= John Wesley Hardt =

American bishop (1921–2017)

John Wesley Hardt (14 July 1921 - 18 June 2017) was an American bishop of the United Methodist Church, elected in 1980. He also distinguished himself as a preacher and a pastor of Methodist Churches, as a district superintendent, and as an author and biographer.

==Birth and family==
Hardt was born in San Antonio, Texas, a son of the Rev. and Mrs. W.W. Hardt. On 13 September 1943 he married Martha Carson of Malakoff, Henderson County, Texas. They had four children: Betty (Mrs. Ed Lesko), William C., John S. and James J. (known as Joe). The Hardts also had eight grandchildren.

==Education==

Hardt attended Lon Morris College in Jacksonville, Texas, and then earned the B.A. degree from Southern Methodist University in 1942. He earned the Bachelor of Divinity degree from Perkins School of Theology (at S.M.U.) in 1946. He also did graduate work at Vanderbilt University in Nashville and Union Theological Seminary in New York City. He also holds honorary doctorates from Southwestern University and from Oklahoma City University.

==Ordained ministry==

During college Hardt served as a supply pastor. Bishop A. Frank Smith ordained him a deacon in 1943 and an elder in 1944 in the Texas Annual Conference. In 1943 Hardt relieved his father as pastor at Malakoff. Following the death of his father, Hardt served there another year.

Hardt served four other pastorates in the Texas Conference, each one involving a major building program. In 1977, after serving the First U.M.C., Beaumont, Texas for eighteen years, he was appointed superintendent of the Houston East District until elected to the episcopacy in 1980. Hardt was a delegate to all U.M. General Conferences from 1960 until 1980, during which time he was also active on general and conference agencies.

==Episcopal ministry==

Upon his election, Bishop Hardt was assigned to the Oklahoma episcopal area. He served Oklahoma until his retirement in 1988. He then became Bishop-in-Residence at Perkins School of Theology, later becoming Bishop-in-Residence Emeritus.
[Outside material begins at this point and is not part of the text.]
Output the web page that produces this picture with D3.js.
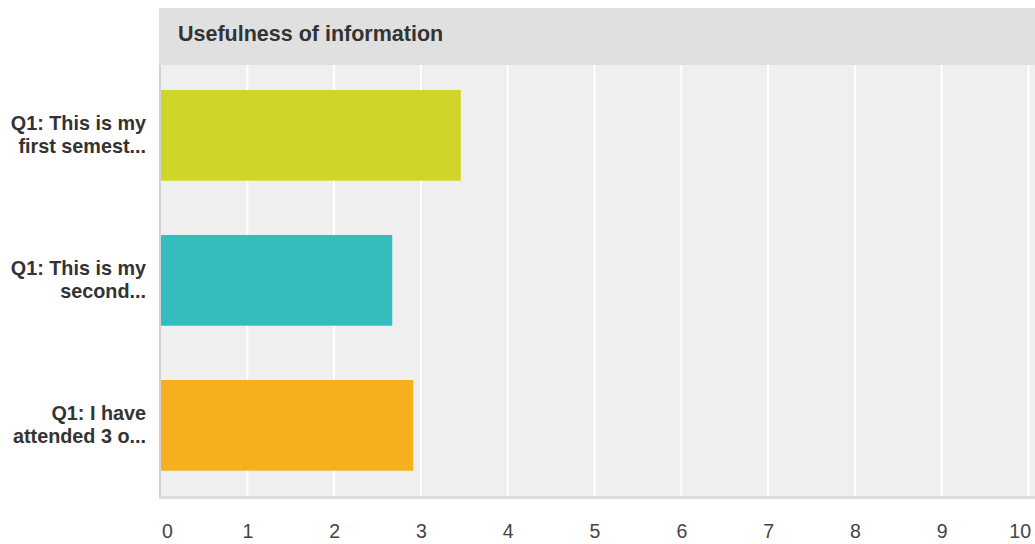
<!DOCTYPE html>
<html>
<head>
<meta charset="utf-8">
<script src="https://cdn.jsdelivr.net/npm/d3@7"></script>
<style>
  html, body { margin: 0; padding: 0; background: #fff; }
  svg { display: block; font-family: "Liberation Sans", Arial, Helvetica, sans-serif; }
</style>
</head>
<body>
<svg id="chart" width="1035" height="544"></svg>
<script>
const title = "Usefulness of information";
const categories = [
  ["Q1: This is my", "first semest..."],
  ["Q1: This is my", "second..."],
  ["Q1: I have", "attended 3 o..."]
];
const values = [3.46, 2.67, 2.91];
const colors = ["#d0d52a", "#33bdbf", "#f6b01f"];
const tickValues = [0, 1, 2, 3, 4, 5, 6, 7, 8, 9, 10];

const svg = d3.select("#chart");
const W = 1035;
const plotLeft = 160.5;
const headerTop = 8, headerBottom = 65;
const plotTop = 65, plotBottom = 496;

const x = d3.scaleLinear().domain([0, 10]).range([plotLeft, 1028.5]);
const y = d3.scaleBand().domain(d3.range(categories.length))
  .range([plotTop, 495.7]).paddingInner(0.3745).paddingOuter(0.1724);

// header band
svg.append("rect").attr("x", 159).attr("y", headerTop)
  .attr("width", W - 159).attr("height", headerBottom - headerTop).attr("fill", "#e0e0e0");
svg.append("text").attr("x", 178).attr("y", 41)
  .attr("font-size", 21.5).attr("font-weight", "bold").attr("fill", "#333")
  .text(title);

// plot background
svg.append("rect").attr("x", 159).attr("y", plotTop)
  .attr("width", W - 159).attr("height", plotBottom - plotTop).attr("fill", "#efefef");

// gridlines
svg.append("g").selectAll("line").data(tickValues.slice(1))
  .join("line")
  .attr("x1", d => x(d)).attr("x2", d => x(d))
  .attr("y1", plotTop).attr("y2", plotBottom)
  .attr("stroke", "#ffffff").attr("stroke-width", 2);

// left axis line
svg.append("line").attr("x1", 160).attr("x2", 160)
  .attr("y1", plotTop).attr("y2", plotBottom + 2)
  .attr("stroke", "#d2d2d2").attr("stroke-width", 2);

// bars
svg.append("g").selectAll("rect").data(values)
  .join("rect")
  .attr("x", x(0) + 0.5)
  .attr("y", (d, i) => y(i))
  .attr("width", d => x(d) - x(0) - 0.5)
  .attr("height", y.bandwidth())
  .attr("fill", (d, i) => colors[i]);

// bottom axis line
svg.append("rect").attr("x", 159).attr("y", plotBottom)
  .attr("width", W - 159).attr("height", 3).attr("fill", "#dcdcdc");

// x axis tick labels
const xAxis = d3.axisBottom(x).tickValues(tickValues).tickSize(0).tickPadding(0)
  .tickFormat(d3.format("d"));
const gx = svg.append("g").attr("transform", `translate(0, ${plotBottom})`).call(xAxis);
gx.select(".domain").remove();
gx.selectAll("text")
  .attr("y", 42).attr("dy", null)
  .attr("font-size", 19.5).attr("font-family", "Liberation Sans, Arial, sans-serif")
  .attr("fill", "#444");
gx.selectAll(".tick").filter(d => d === 0).select("text").attr("text-anchor", "start").attr("x", 1);
gx.selectAll(".tick").filter(d => d === 10).select("text").attr("text-anchor", "end").attr("x", 2);

// category labels
const lab = svg.append("g").selectAll("text").data(categories)
  .join("text")
  .attr("text-anchor", "end")
  .attr("font-size", 19.8).attr("font-weight", "bold").attr("fill", "#333");
lab.each(function(lines, i) {
  const cy = y(i) + y.bandwidth() / 2;
  d3.select(this).selectAll("tspan").data(lines).join("tspan")
    .attr("x", 146)
    .attr("y", (l, j) => cy - 5.5 + j * 23)
    .text(l => l);
});
</script>
</body>
</html>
Bishop Hardt served as a Trustee of St. Paul School of Theology, Lon Morris College, Southern Methodist University and Oklahoma City University. He was active in Rotary International and traveled extensively.

==Selected writings==

- Not the Ashes, but the Fire, 1977 (a book of sermons).
- Lakeview, A Story of Inspiring Unity, 1992.
- Cecil Peeples, Giant of the 20th Century, 1999.
- Forward in Faith, 1999 (a history of Marvin United Church, Tyler, TX).